The General Manager organises the daily management and operation of the company and can be assisted by a deputy General Manager.
While the Board makes the major operational decisions, the General Manager is responsible for executing these decisions in detail, i. e. in day-to-day business.
The chairman of the Board or any other Board member can be appointed as General Manager; the General Manager can also be appointed as Legal Representative as provided by the company’s Articles.
The Articles can assign certain tasks and duties to the General Manager, such as:
- Carrying out the resolutions of the Board or of the shareholders.
- Organising and conducting the daily production, operation, and management of the company.
- Appointing and removing administrative staff under the authorization of the Board.
- Any other powers as authorized by the Board.
The key organs of a WFOE are:
- Shareholders’ meeting;
- Board of Directors;
- Chairman of the Board (or Executive Director);
- Legal Representative;
- Board of Supervisor; and
- General Manager.
The interaction as well as the different duties and responsibilities of these organs can often be confusing from a European or American point of view. A WFOE does not have a single executive body (e.g. a CEO) that is responsible for the operational business and external representation of the company, as it is often the case in Western legal systems. Rather, these tasks are shared among the Board of Directors, the General Manager and the Legal Representative.
There are a number of possibilities to organise the management of a WFOE. One person can hold all three positions or take only two of the roles, such as being a Director and Legal Representative at the same time. A more detailed list of duties and responsibilities of the individual positions can be defined in the Articles of the Company, if desired and permitted by law.
However, it is necessary that the company should be able to remain capable of acting at all times. It is therefore advisable to uphold the dual control principle, especially within the Board of Directors. It is recommended that there are at least three Directors, so that in case of prevention (illness, holidays) the two remaining Directors can take over the business of the company as well as hold important Board meetings.
Before setting up a WFOE, it is necessary that the Articles of the WFOE clearly state which organ has the right to appoint which position.

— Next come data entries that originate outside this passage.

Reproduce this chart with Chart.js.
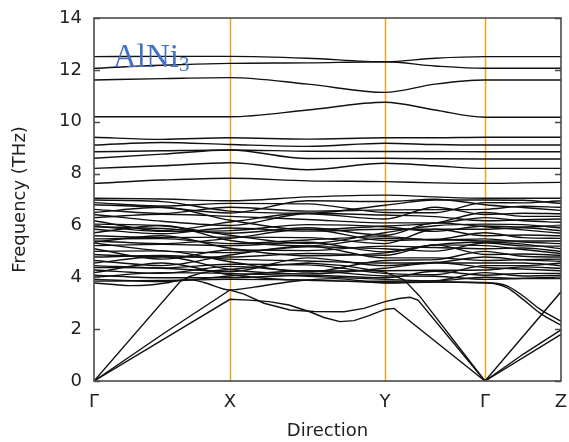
<!DOCTYPE html>
<html>
<head>
<meta charset="utf-8">
<script src="https://cdn.jsdelivr.net/npm/chart.js@4.4.0/dist/chart.umd.min.js"></script>
<style>
html,body{margin:0;padding:0;background:#fff;}
canvas{display:block;}
</style>
</head>
<body>
<canvas id="c" width="569" height="442"></canvas>
<script>
// ---- high-symmetry path ----
const kTicks = [0, 1.36, 2.91, 3.91, 4.67];
const kLabels = ["Γ", "X", "Y", "Γ", "Z"];
const kStd = [0, 0.68, 1.36, 2.135, 2.91, 3.41, 3.91, 4.29, 4.67];
const yTicks = [0, 2, 4, 6, 8, 10, 12, 14];

// ---- upper optical bands (values at kStd) ----
const highBands = [
  [12.51, 12.52, 12.52, 12.45, 12.31, 12.45, 12.51, 12.51, 12.51],
  [12.06, 12.18, 12.25, 12.27, 12.31, 12.15, 12.06, 12.06, 12.06],
  [11.61, 11.66, 11.70, 11.45, 11.13, 11.45, 11.61, 11.61, 11.61],
  [10.19, 10.19, 10.19, 10.45, 10.75, 10.45, 10.17, 10.17, 10.17],
  [9.40, 9.32, 9.38, 9.33, 9.38, 9.38, 9.40, 9.40, 9.40],
  [9.10, 9.20, 9.12, 9.05, 9.17, 9.12, 9.10, 9.10, 9.10],
  [8.84, 8.88, 8.91, 8.86, 8.85, 8.85, 8.84, 8.84, 8.84],
  [8.59, 8.75, 8.91, 8.58, 8.59, 8.57, 8.56, 8.56, 8.56],
  [8.20, 8.30, 8.42, 8.15, 8.40, 8.30, 8.20, 8.20, 8.20],
  [7.62, 7.75, 7.82, 7.72, 7.69, 7.64, 7.62, 7.64, 7.66]
];

// ---- dense optical bands, 3.8 - 7.2 THz (values at kStd) ----
const midBands = [
  [7.05, 7.02, 6.95, 7.10, 7.17, 7.10, 7.05, 7.05, 7.05],
  [6.98, 6.92, 6.55, 6.47, 6.78, 6.98, 6.98, 6.97, 6.85],
  [6.88, 6.75, 6.85, 6.83, 6.50, 6.49, 6.88, 6.87, 6.95],
  [6.80, 6.69, 6.48, 6.95, 6.92, 7.01, 6.80, 6.69, 6.58],
  [6.62, 6.46, 6.70, 6.55, 6.60, 6.61, 6.62, 6.74, 6.70],
  [6.50, 6.70, 6.20, 5.84, 5.98, 6.09, 6.50, 6.35, 6.35],
  [6.42, 6.16, 6.00, 6.45, 6.25, 6.70, 6.42, 6.47, 6.45],
  [6.30, 6.43, 6.35, 6.23, 6.10, 6.10, 6.30, 6.18, 6.12],
  [6.18, 5.80, 6.13, 6.47, 6.40, 6.34, 6.18, 6.22, 6.25],
  [6.05, 5.99, 5.62, 5.30, 5.72, 5.99, 6.05, 6.03, 5.90],
  [5.98, 5.77, 5.80, 6.03, 5.95, 5.77, 5.98, 5.94, 6.00],
  [5.95, 5.88, 5.70, 5.91, 5.62, 6.10, 5.95, 5.83, 5.70],
  [5.85, 5.68, 5.90, 5.78, 5.85, 5.85, 5.85, 5.91, 5.80],
  [5.72, 6.00, 5.42, 5.21, 5.50, 5.46, 5.72, 5.53, 5.50],
  [5.60, 5.53, 5.55, 5.53, 5.30, 5.85, 5.60, 5.63, 5.60],
  [5.48, 5.49, 5.30, 5.44, 5.57, 5.43, 5.48, 5.36, 5.30],
  [5.40, 5.30, 5.50, 5.85, 5.42, 5.46, 5.40, 5.40, 5.40],
  [5.36, 5.60, 5.12, 4.83, 4.94, 5.25, 5.36, 5.28, 5.10],
  [5.32, 5.02, 4.95, 5.18, 5.10, 5.01, 5.32, 5.21, 5.20],
  [5.22, 5.27, 5.22, 5.35, 4.98, 5.25, 5.22, 5.07, 4.92],
  [5.10, 4.70, 5.05, 5.03, 5.20, 5.15, 5.10, 5.13, 5.00],
  [5.00, 5.02, 4.60, 4.20, 4.65, 4.68, 5.00, 4.81, 4.78],
  [4.88, 4.78, 4.78, 4.92, 4.85, 5.25, 4.88, 4.90, 4.85],
  [4.78, 4.84, 4.70, 4.63, 4.55, 4.57, 4.78, 4.67, 4.62],
  [4.65, 4.45, 4.86, 5.20, 4.75, 4.75, 4.65, 4.68, 4.70],
  [4.55, 4.80, 4.30, 4.13, 4.35, 4.55, 4.55, 4.55, 4.45],
  [4.45, 4.36, 4.50, 4.48, 4.15, 4.10, 4.45, 4.45, 4.55],
  [4.38, 4.35, 4.22, 4.75, 4.45, 4.57, 4.38, 4.32, 4.25],
  [4.28, 4.15, 4.42, 4.24, 4.25, 4.27, 4.28, 4.40, 4.35],
  [4.18, 4.55, 4.10, 3.88, 3.85, 3.87, 4.18, 4.05, 4.08],
  [4.08, 3.98, 3.98, 4.08, 3.98, 4.23, 4.08, 4.15, 4.15],
  [4.00, 4.18, 4.15, 4.04, 3.92, 3.86, 4.00, 3.95, 3.95],
  [3.92, 3.84, 4.05, 4.25, 4.05, 4.04, 3.92, 3.96, 4.00]
];

// ---- lowest optical bands (own k points) ----
const lowOptK1 = [0, 0.68, 1.36, 2.135, 2.91, 3.41, 3.91, 4.13, 4.29, 4.46, 4.67];
const lowOpt1  = [3.85, 3.88, 3.92, 3.90, 3.80, 3.82, 3.80, 3.67, 3.28, 2.77, 2.30];
const lowOptK2 = [0, 0.2, 0.36, 0.55, 0.75, 0.93, 1.1, 1.36, 1.6, 1.96, 2.41, 2.91, 3.41, 3.91, 4.0, 4.13, 4.29, 4.46, 4.67];
const lowOpt2  = [3.78, 3.72, 3.68, 3.70, 3.80, 3.92, 3.80, 3.51, 3.62, 3.83, 3.95, 3.78, 3.82, 3.78, 3.76, 3.60, 3.15, 2.62, 2.15];

// ---- acoustic branches (own k points, straight segments) ----
const ta1K = [0, 1.36, 1.55, 1.75, 1.95, 2.15, 2.3, 2.46, 2.6, 2.75, 2.91, 3.0, 3.91, 4.67];
const ta1  = [0, 3.15, 3.12, 3.06, 2.93, 2.68, 2.45, 2.29, 2.33, 2.52, 2.76, 2.80, 0, 1.80];
const ta2K = [0, 0.7, 1.36, 1.5, 1.7, 1.96, 2.2, 2.5, 2.7, 2.91, 3.05, 3.16, 3.24, 3.91, 4.29, 4.67];
const ta2  = [0, 1.84, 3.51, 3.35, 3.00, 2.74, 2.68, 2.67, 2.80, 3.06, 3.18, 3.23, 3.12, 0, 1.03, 1.97];
const laK  = [0, 0.86, 0.95, 1.06, 1.2, 1.36, 1.75, 2.135, 2.5, 2.91, 3.1, 3.25, 3.91, 4.67];
const la   = [0, 3.83, 4.02, 4.15, 4.25, 4.30, 4.45, 4.55, 4.45, 4.20, 3.90, 3.30, 0, 3.44];

// ---- build datasets ----
function mk(ks, vs, straight) {
  return {
    data: ks.map((k, i) => ({x: k, y: vs[i]})),
    borderColor: '#111',
    borderWidth: 1.4,
    pointRadius: 0,
    showLine: true,
    fill: false,
    tension: 0,
    cubicInterpolationMode: straight ? 'default' : 'monotone'
  };
}
const datasets = [];
highBands.forEach(b => datasets.push(mk(kStd, b)));
midBands.forEach(b => datasets.push(mk(kStd, b)));
datasets.push(mk(lowOptK1, lowOpt1));
datasets.push(mk(lowOptK2, lowOpt2));
datasets.push(mk(ta1K, ta1, true));
datasets.push(mk(ta2K, ta2, true));
datasets.push(mk(laK, la, true));

const FONT = "'DejaVu Sans', sans-serif";

const framePlugin = {
  id: 'frame',
  beforeDatasetsDraw(chart) {
    const {ctx, chartArea: {top, bottom}, scales: {x}} = chart;
    ctx.save();
    ctx.strokeStyle = '#efa21c';
    ctx.lineWidth = 1.5;
    ctx.beginPath();
    kTicks.slice(1, -1).forEach(v => {
      const px = Math.round(x.getPixelForValue(v)) + 0.5;
      ctx.moveTo(px, top); ctx.lineTo(px, bottom);
    });
    ctx.stroke();
    ctx.restore();
  },
  afterDatasetsDraw(chart) {
    const {ctx, chartArea: {left, right, top, bottom}, scales: {y}} = chart;
    ctx.save();
    ctx.strokeStyle = '#4a4a4a';
    ctx.lineWidth = 1.6;
    ctx.beginPath();
    yTicks.forEach(v => {
      const py = Math.round(y.getPixelForValue(v)) + 0.5;
      ctx.moveTo(left, py); ctx.lineTo(left + 6, py);
      ctx.moveTo(right, py); ctx.lineTo(right - 6, py);
    });
    ctx.stroke();
    ctx.strokeRect(left, top, right - left, bottom - top);
    // compound label
    ctx.fillStyle = '#4472c4';
    ctx.textBaseline = 'alphabetic';
    ctx.textAlign = 'left';
    ctx.font = "33px 'Liberation Serif', serif";
    const main = 'AlNi';
    ctx.fillText(main, left + 19, top + 49);
    const w = ctx.measureText(main).width;
    ctx.font = "21px 'Liberation Serif', serif";
    ctx.fillText('3', left + 19 + w, top + 53);
    ctx.restore();
  }
};

new Chart(document.getElementById('c'), {
  type: 'scatter',
  data: {datasets},
  options: {
    responsive: false,
    animation: false,
    devicePixelRatio: 1,
    layout: {padding: {left: 0, right: 8, top: 18, bottom: 0}},
    plugins: {legend: {display: false}, tooltip: {enabled: false}},
    scales: {
      x: {
        type: 'linear',
        min: 0, max: 4.67,
        afterBuildTicks: s => { s.ticks = kTicks.map(v => ({value: v})); },
        afterFit: s => { s.height = 61; s.paddingLeft = 0; s.paddingRight = 0; },
        ticks: {
          callback: (v, i) => kLabels[i],
          font: {family: FONT, size: 18},
          color: '#222',
          padding: 11,
          maxRotation: 0,
          autoSkip: false
        },
        grid: {display: false, drawTicks: false},
        border: {display: false},
        title: {display: true, text: 'Direction', font: {family: FONT, size: 18}, color: '#222', padding: {top: 0, bottom: 0}}
      },
      y: {
        min: 0, max: 14,
        afterBuildTicks: s => { s.ticks = yTicks.map(v => ({value: v})); },
        afterFit: s => { s.width = 94; s.paddingTop = 0; s.paddingBottom = 0; },
        ticks: {
          font: {family: FONT, size: 18},
          color: '#222',
          padding: 12
        },
        grid: {display: false, drawTicks: false},
        border: {display: false},
        title: {display: true, text: 'Frequency (THz)', font: {family: FONT, size: 18}, color: '#222', padding: {top: 10, bottom: 0}}
      }
    }
  },
  plugins: [framePlugin]
});
</script>
</body>
</html>
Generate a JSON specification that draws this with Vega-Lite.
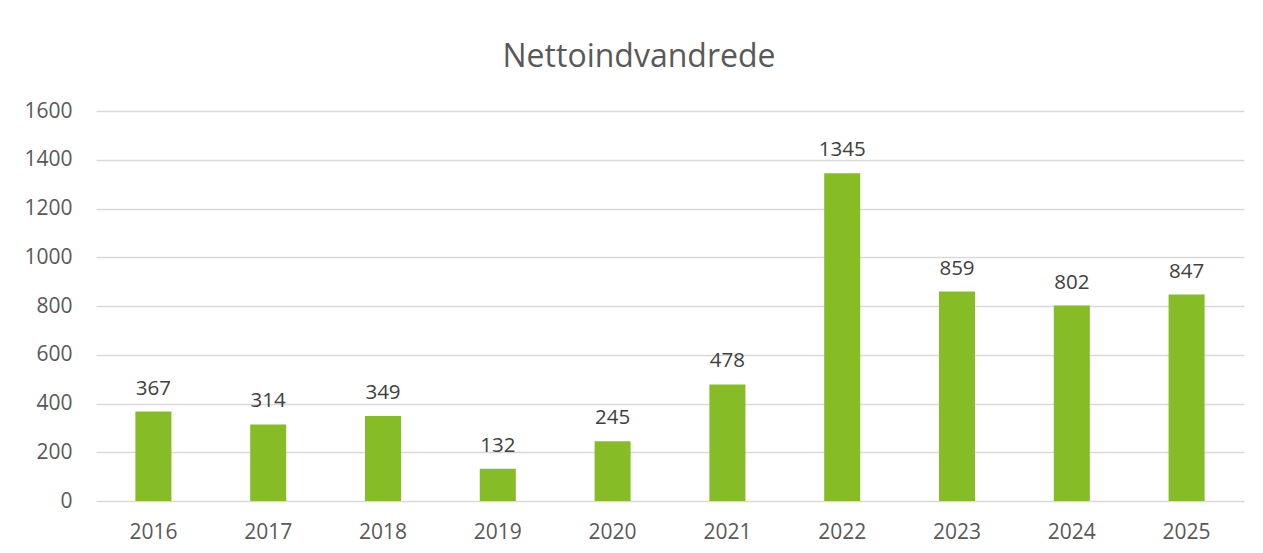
{
  "$schema": "https://vega.github.io/schema/vega-lite/v6.json",
  "width": 1148,
  "height": 390,
  "autosize": {"type": "none"},
  "padding": {"left": 96, "top": 111, "right": 19, "bottom": 52},
  "background": "white",
  "title": {
    "text": "Nettoindvandrede",
    "font": "Open Sans",
    "fontSize": 32,
    "fontWeight": "normal",
    "color": "#595959",
    "anchor": "middle",
    "frame": "bounds",
    "baseline": "alphabetic",
    "offset": 1,
    "dx": 5
  },
  "config": {
    "view": {"stroke": null},
    "font": "Open Sans"
  },
  "data": {
    "values": [
      {"year": "2016", "value": 367},
      {"year": "2017", "value": 314},
      {"year": "2018", "value": 349},
      {"year": "2019", "value": 132},
      {"year": "2020", "value": 245},
      {"year": "2021", "value": 478},
      {"year": "2022", "value": 1345},
      {"year": "2023", "value": 859},
      {"year": "2024", "value": 802},
      {"year": "2025", "value": 847}
    ]
  },
  "encoding": {
    "x": {
      "field": "year",
      "type": "ordinal",
      "scale": {"paddingInner": 0, "paddingOuter": 0},
      "axis": {
        "title": null,
        "labelAngle": 0,
        "labelFont": "Open Sans",
        "labelFontSize": 21,
        "labelColor": "#595959",
        "labelPadding": 20,
        "ticks": false,
        "domain": false
      }
    },
    "y": {
      "field": "value",
      "type": "quantitative",
      "scale": {"domain": [0, 1600], "nice": false},
      "axis": {
        "title": null,
        "values": [0, 200, 400, 600, 800, 1000, 1200, 1400, 1600],
        "format": "d",
        "labelFont": "Open Sans",
        "labelFontSize": 21,
        "labelColor": "#595959",
        "labelPadding": 24,
        "ticks": false,
        "domain": false,
        "gridColor": "#d9d9d9",
        "gridWidth": 1.5
      }
    }
  },
  "layer": [
    {
      "mark": {"type": "bar", "size": 36, "color": "#86bc25"}
    },
    {
      "mark": {
        "type": "text",
        "baseline": "alphabetic",
        "dy": -17,
        "font": "Open Sans",
        "fontSize": 20.5,
        "color": "#404040"
      },
      "encoding": {"text": {"field": "value", "type": "quantitative", "format": "d"}}
    }
  ]
}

Furthermore, the Articles need to clarify other points, such as:
- Name and domicile of the WFOE
- Business scope of the WFOE
- Registered capital of the WFOE
- Names of the shareholders
- Form, amount, and schedule of capital contributions by the shareholders
- Organs of the WFOE and the methods of formation, authorities, and rules of procedure thereof
- The Legal Representative of the WFOE
- Term of office of each position
- Procedure for removal from office for each position
- Remuneration for each position (if any) and
- Tasks, responsibilities and duties of each position
Depending on where the WFOE is to be established, the foregoing may be subject to local regulations.
For example, a WFOE that is to be established in Shanghai may be subject to different regulations than one that is to be established in Beijing. Therefore, it is recommendable to appoint a local lawyer prior to the setup to avoid mistakes that may be difficult to correct.